Goal of the exercise ->
Looking at the listing beneath, work out how many lines hold "document" and report only that figure.

Extracted records ->
## Start
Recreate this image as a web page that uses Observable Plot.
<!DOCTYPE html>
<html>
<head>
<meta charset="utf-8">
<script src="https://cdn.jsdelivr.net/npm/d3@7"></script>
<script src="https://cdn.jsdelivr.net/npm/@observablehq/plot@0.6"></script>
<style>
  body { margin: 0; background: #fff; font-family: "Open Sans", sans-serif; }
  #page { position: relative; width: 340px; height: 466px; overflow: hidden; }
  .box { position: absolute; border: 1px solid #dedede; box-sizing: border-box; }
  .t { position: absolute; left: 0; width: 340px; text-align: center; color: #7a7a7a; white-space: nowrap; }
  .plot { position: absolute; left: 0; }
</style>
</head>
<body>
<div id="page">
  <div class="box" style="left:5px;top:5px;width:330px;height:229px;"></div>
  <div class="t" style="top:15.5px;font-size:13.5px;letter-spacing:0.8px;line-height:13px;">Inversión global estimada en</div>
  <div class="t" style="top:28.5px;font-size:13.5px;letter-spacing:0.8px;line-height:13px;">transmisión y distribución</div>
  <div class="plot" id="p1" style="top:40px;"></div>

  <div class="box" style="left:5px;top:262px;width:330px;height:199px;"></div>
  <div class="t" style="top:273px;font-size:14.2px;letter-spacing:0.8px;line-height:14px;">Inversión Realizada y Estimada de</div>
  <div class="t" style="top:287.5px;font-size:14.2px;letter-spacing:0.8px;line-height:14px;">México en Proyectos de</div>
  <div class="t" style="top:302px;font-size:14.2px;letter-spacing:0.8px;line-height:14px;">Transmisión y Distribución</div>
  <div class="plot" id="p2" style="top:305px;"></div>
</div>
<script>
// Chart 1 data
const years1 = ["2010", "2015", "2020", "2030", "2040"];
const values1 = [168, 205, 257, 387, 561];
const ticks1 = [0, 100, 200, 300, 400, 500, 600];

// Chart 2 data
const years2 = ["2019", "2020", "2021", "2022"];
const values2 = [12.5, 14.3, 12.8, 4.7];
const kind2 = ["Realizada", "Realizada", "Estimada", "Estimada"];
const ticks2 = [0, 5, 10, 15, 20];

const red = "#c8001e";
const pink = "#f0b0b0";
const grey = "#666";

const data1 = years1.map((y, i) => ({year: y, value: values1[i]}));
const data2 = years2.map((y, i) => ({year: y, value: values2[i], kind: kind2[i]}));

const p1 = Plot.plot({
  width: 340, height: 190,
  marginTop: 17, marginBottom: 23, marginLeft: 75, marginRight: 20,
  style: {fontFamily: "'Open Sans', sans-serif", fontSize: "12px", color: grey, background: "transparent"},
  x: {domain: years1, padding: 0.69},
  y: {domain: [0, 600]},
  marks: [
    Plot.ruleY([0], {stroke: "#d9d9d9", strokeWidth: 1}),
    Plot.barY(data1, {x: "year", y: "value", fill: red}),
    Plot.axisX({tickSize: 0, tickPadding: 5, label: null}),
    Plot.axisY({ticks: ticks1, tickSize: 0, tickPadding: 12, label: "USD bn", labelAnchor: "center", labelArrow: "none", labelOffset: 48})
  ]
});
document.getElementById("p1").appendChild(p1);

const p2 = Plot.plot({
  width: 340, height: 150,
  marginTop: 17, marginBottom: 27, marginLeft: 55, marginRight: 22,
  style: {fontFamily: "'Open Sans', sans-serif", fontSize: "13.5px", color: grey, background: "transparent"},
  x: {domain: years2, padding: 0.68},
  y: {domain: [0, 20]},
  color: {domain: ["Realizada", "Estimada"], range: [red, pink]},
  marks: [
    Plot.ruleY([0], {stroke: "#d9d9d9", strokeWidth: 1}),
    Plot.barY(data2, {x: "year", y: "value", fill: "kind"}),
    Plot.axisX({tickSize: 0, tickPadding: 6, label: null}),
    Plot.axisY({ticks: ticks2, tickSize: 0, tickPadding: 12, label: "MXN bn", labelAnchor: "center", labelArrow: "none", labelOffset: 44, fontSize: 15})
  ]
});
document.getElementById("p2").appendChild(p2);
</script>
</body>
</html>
## End
## Start
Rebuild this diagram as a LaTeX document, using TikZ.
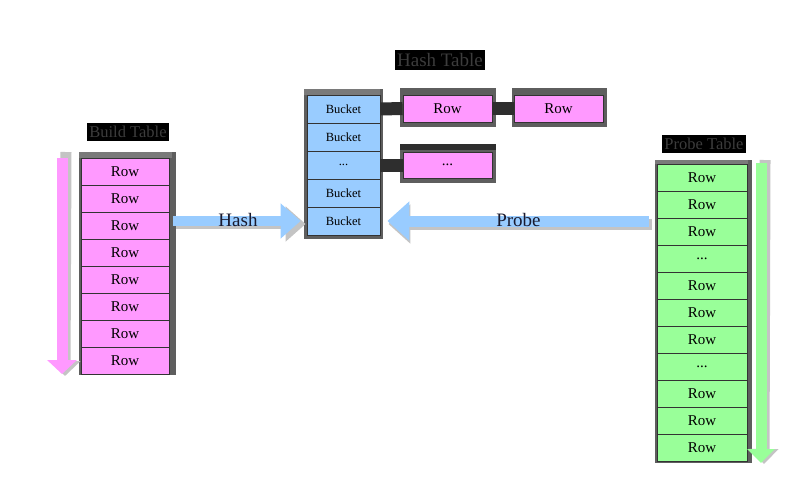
## End
Reply ->
3